The bulk of the rise in government borrowing was therefore from the domestic market with long-term domestic debt rising from 20.8 trillion rupees by end June 2022 to 29.3 trillion rupees end June 2023 and short-term debt rising from 6.8 trillion rupees to 9.3 trillion rupees. This is a highly inflationary policy and majorly contributes to the July 28.3 percent Consumer Price Index.
Three observations are in order. First, savings schemes (net of prize bonds), available to the general public (with no access to private investors and only the government eligible to borrow), declined from 3.2 trillion rupees end-June 2022 to 2.9 trillion rupees end June 2023 – a decline of 12 percent attributable to the rise in annual CPI from 8.4 percent in 2021-22 to 24.9 percent in 2022-23.
With the recent significant rise in utility and petroleum prices, which have a significant across the board impact on the prices of several items, including transport of goods and people, the capacity of private individuals to save in these schemes will be further compromised in months to come.
Second, the government unwisely used these savings of mainly private individuals as well as the rise in domestic borrowing to fund current expenditure.
The 8.7 trillion rupees budgeted as current expenditure for 2022-23 was approved by the IMF as a prior condition of the seventh/eighth review; however, the revised estimates for the year indicate that this was inexplicably raised by a whopping 1.8 trillion rupees – inexplicable because the country was facing the looming threat of default.
It is no surprise that nearly 1.3 trillion rupees was due to a rise in the markup on domestic debt while 439 billion rupees was revised upward due to a 66 percent increase in subsidies from what was budgeted again an inflationary policy as it is not backed by increase in output.
And finally, the growth rate for last fiscal year is 0.5 percent with even more concerning macroeconomic data was released by the Finance Division in the monthly Economic Update and Outlook report for July: remittances down by 13.6 percent last fiscal year compared to the year before, exports down by 14.1 percent, Foreign Direct Investment down by 24.8 percent, foreign exchange reserves rose to 8.79 billion dollars, (mainly debt acquired after the then Prime Minister Shehbaz Sharif engaged directly with the IMF as his economic team leader was visibly sabotaging a staff-level agreement), fiscal deficit rose by 34.1 percent in 2022-23 compared to the year before, credit to private sector plummeted by 98.2 percent and large-scale manufacturing registered negative 9.9 percent growth for last year compared to the year before.

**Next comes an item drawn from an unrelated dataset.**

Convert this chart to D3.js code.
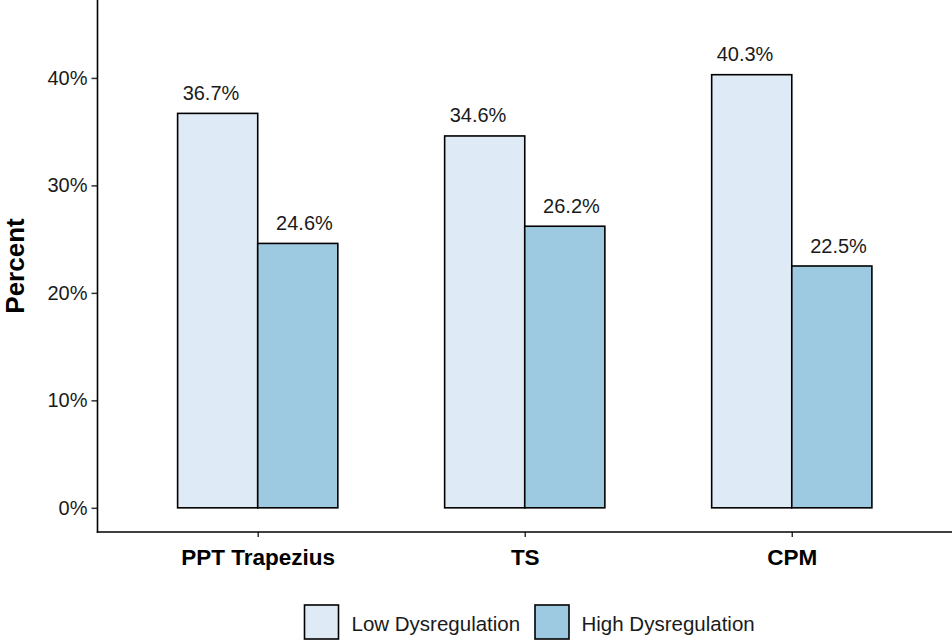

It is becoming increasingly compelling for the economic team to consider some measures to spread out the cost of domestic debt. This would have to be done in a way that does not seriously impair or damage the balance sheets of local banks. This would require innovative steps in the fiscal domain.
Pakistan’s past finance ministers, with no exception, typically blame their predecessors for all the ills in the economy while continuing policies that sustained elite capture of our economy – in terms of both expenditure and revenue. All structural reforms in our poorly performing sectors (particularly energy, tax collection and state-owned entities) remain unimplemented.
It is noteworthy that Pakistan is currently on its 24th IMF programme (Stand-By Arrangement) with conditions that have become steadily harsher and more upfront with time, simply because structural reforms were never implemented. To conclude, one can only hope that valuable lessons have been learned by whoever heads the finance ministry after the elections though past precedence does not provide a comfort level.